(Charts and diagrams as code)
^^^^

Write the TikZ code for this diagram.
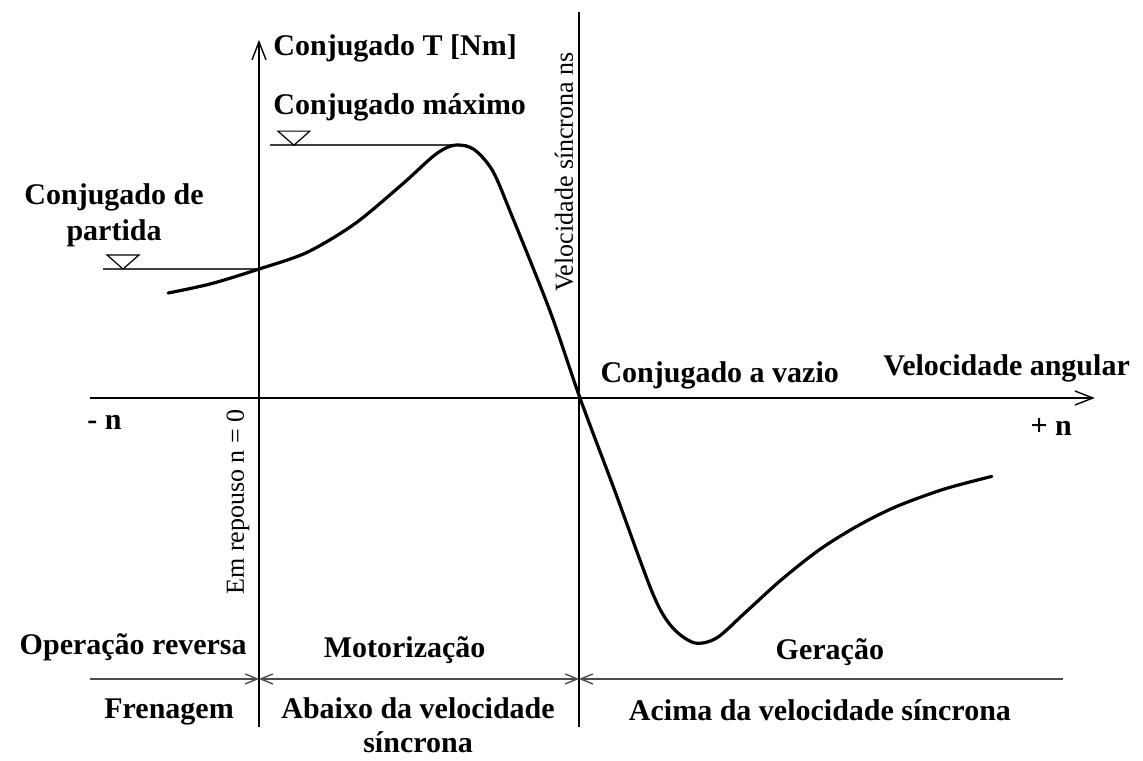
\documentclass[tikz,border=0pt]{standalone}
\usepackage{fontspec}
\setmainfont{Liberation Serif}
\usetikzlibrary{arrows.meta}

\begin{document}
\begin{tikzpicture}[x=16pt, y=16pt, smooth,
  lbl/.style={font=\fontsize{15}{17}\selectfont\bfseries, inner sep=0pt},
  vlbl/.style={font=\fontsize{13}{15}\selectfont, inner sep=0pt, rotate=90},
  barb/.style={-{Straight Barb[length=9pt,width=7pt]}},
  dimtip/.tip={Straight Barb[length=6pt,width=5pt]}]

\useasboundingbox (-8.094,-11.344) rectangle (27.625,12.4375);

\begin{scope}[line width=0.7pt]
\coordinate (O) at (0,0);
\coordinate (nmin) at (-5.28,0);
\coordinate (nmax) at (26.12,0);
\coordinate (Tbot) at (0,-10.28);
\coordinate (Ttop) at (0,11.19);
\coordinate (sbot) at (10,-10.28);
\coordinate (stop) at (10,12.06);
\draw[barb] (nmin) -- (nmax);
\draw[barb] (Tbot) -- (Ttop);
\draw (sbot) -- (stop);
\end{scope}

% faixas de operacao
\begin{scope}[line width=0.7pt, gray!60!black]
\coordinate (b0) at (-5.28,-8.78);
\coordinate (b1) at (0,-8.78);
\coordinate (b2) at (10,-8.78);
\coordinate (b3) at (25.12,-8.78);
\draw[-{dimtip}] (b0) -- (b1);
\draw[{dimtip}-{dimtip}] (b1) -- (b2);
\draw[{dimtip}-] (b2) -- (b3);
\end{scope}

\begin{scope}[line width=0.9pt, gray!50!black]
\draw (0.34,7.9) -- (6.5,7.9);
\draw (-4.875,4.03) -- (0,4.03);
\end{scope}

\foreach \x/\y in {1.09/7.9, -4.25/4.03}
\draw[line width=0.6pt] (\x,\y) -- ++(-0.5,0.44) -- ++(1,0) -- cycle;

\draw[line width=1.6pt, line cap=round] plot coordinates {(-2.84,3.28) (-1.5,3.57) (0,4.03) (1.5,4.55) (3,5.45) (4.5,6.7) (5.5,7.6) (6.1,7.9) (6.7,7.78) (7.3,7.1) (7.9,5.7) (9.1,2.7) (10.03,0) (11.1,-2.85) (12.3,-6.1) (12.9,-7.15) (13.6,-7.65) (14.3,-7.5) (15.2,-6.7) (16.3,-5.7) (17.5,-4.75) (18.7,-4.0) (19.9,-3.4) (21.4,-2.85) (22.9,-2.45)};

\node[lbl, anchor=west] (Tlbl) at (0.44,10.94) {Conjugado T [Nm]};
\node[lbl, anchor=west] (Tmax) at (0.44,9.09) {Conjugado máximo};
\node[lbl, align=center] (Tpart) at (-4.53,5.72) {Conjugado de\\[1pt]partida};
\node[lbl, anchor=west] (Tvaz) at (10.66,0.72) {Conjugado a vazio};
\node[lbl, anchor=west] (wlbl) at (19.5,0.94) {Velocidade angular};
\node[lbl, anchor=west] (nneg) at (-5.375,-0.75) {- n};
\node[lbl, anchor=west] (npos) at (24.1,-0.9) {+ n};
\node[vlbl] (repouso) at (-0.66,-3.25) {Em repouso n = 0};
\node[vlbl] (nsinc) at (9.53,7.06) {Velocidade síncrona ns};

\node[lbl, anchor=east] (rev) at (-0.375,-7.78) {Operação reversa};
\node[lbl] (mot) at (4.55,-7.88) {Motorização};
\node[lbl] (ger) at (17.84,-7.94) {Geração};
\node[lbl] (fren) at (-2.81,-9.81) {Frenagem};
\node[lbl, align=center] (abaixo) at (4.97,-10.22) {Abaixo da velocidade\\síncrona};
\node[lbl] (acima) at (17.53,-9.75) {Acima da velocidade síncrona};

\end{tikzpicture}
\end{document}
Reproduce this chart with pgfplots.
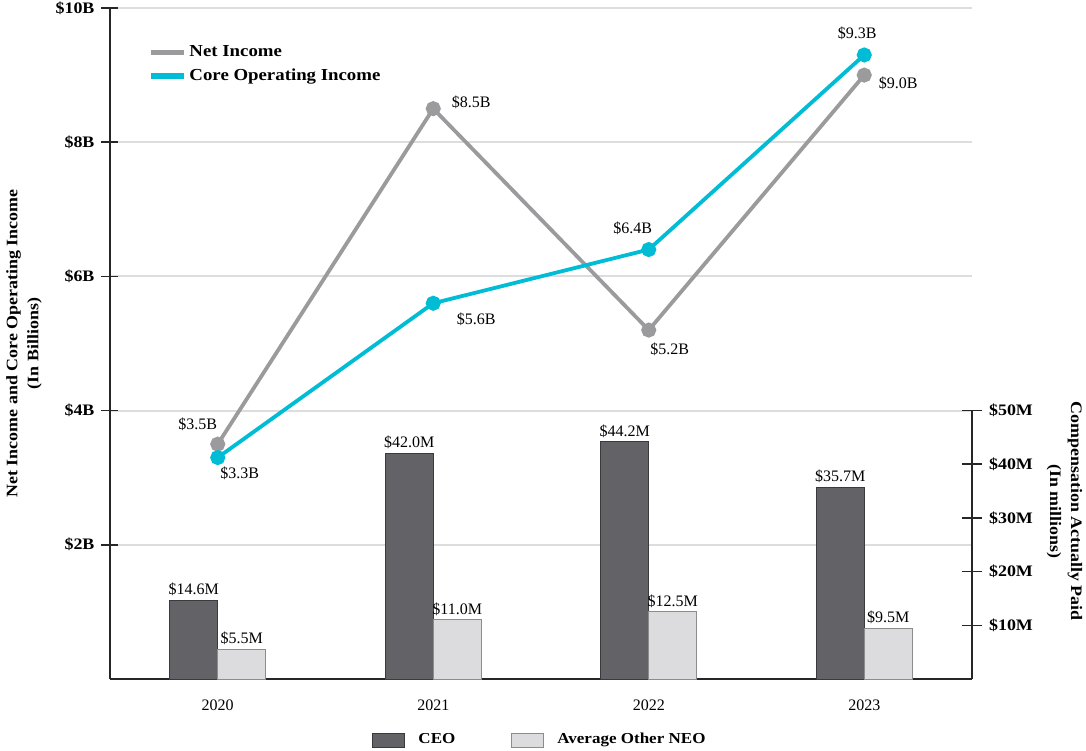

^^^^

INSTRUCTIONS TO FOLLOW:
Apart from the pictures, the entries above are to be repeated in full and exactly.

RESULT OF THIS EXERCISE:
Write the TikZ code for this diagram.
\documentclass[tikz,border=0pt]{standalone}
\usepackage{fontspec}
\setmainfont{Liberation Serif}
\usetikzlibrary{arrows.meta}

\begin{document}
\begin{tikzpicture}[x=16pt, y=16pt, smooth,
  lbl/.style={font=\fontsize{15}{17}\selectfont\bfseries, inner sep=0pt},
  vlbl/.style={font=\fontsize{13}{15}\selectfont, inner sep=0pt, rotate=90},
  barb/.style={-{Straight Barb[length=9pt,width=7pt]}},
  dimtip/.tip={Straight Barb[length=6pt,width=5pt]}]

\useasboundingbox (-8.094,-11.344) rectangle (27.625,12.4375);

\begin{scope}[line width=0.7pt]
\coordinate (O) at (0,0);
\coordinate (nmin) at (-5.28,0);
\coordinate (nmax) at (26.12,0);
\coordinate (Tbot) at (0,-10.28);
\coordinate (Ttop) at (0,11.19);
\coordinate (sbot) at (10,-10.28);
\coordinate (stop) at (10,12.06);
\draw[barb] (nmin) -- (nmax);
\draw[barb] (Tbot) -- (Ttop);
\draw (sbot) -- (stop);
\end{scope}

% faixas de operacao
\begin{scope}[line width=0.7pt, gray!60!black]
\coordinate (b0) at (-5.28,-8.78);
\coordinate (b1) at (0,-8.78);
\coordinate (b2) at (10,-8.78);
\coordinate (b3) at (25.12,-8.78);
\draw[-{dimtip}] (b0) -- (b1);
\draw[{dimtip}-{dimtip}] (b1) -- (b2);
\draw[{dimtip}-] (b2) -- (b3);
\end{scope}

\begin{scope}[line width=0.9pt, gray!50!black]
\draw (0.34,7.9) -- (6.5,7.9);
\draw (-4.875,4.03) -- (0,4.03);
\end{scope}

\foreach \x/\y in {1.09/7.9, -4.25/4.03}
\draw[line width=0.6pt] (\x,\y) -- ++(-0.5,0.44) -- ++(1,0) -- cycle;

\draw[line width=1.6pt, line cap=round] plot coordinates {(-2.84,3.28) (-1.5,3.57) (0,4.03) (1.5,4.55) (3,5.45) (4.5,6.7) (5.5,7.6) (6.1,7.9) (6.7,7.78) (7.3,7.1) (7.9,5.7) (9.1,2.7) (10.03,0) (11.1,-2.85) (12.3,-6.1) (12.9,-7.15) (13.6,-7.65) (14.3,-7.5) (15.2,-6.7) (16.3,-5.7) (17.5,-4.75) (18.7,-4.0) (19.9,-3.4) (21.4,-2.85) (22.9,-2.45)};

\node[lbl, anchor=west] (Tlbl) at (0.44,10.94) {Conjugado T [Nm]};
\node[lbl, anchor=west] (Tmax) at (0.44,9.09) {Conjugado máximo};
\node[lbl, align=center] (Tpart) at (-4.53,5.72) {Conjugado de\\[1pt]partida};
\node[lbl, anchor=west] (Tvaz) at (10.66,0.72) {Conjugado a vazio};
\node[lbl, anchor=west] (wlbl) at (19.5,0.94) {Velocidade angular};
\node[lbl, anchor=west] (nneg) at (-5.375,-0.75) {- n};
\node[lbl, anchor=west] (npos) at (24.1,-0.9) {+ n};
\node[vlbl] (repouso) at (-0.66,-3.25) {Em repouso n = 0};
\node[vlbl] (nsinc) at (9.53,7.06) {Velocidade síncrona ns};

\node[lbl, anchor=east] (rev) at (-0.375,-7.78) {Operação reversa};
\node[lbl] (mot) at (4.55,-7.88) {Motorização};
\node[lbl] (ger) at (17.84,-7.94) {Geração};
\node[lbl] (fren) at (-2.81,-9.81) {Frenagem};
\node[lbl, align=center] (abaixo) at (4.97,-10.22) {Abaixo da velocidade\\síncrona};
\node[lbl] (acima) at (17.53,-9.75) {Acima da velocidade síncrona};

\end{tikzpicture}
\end{document}
Reproduce this chart with pgfplots.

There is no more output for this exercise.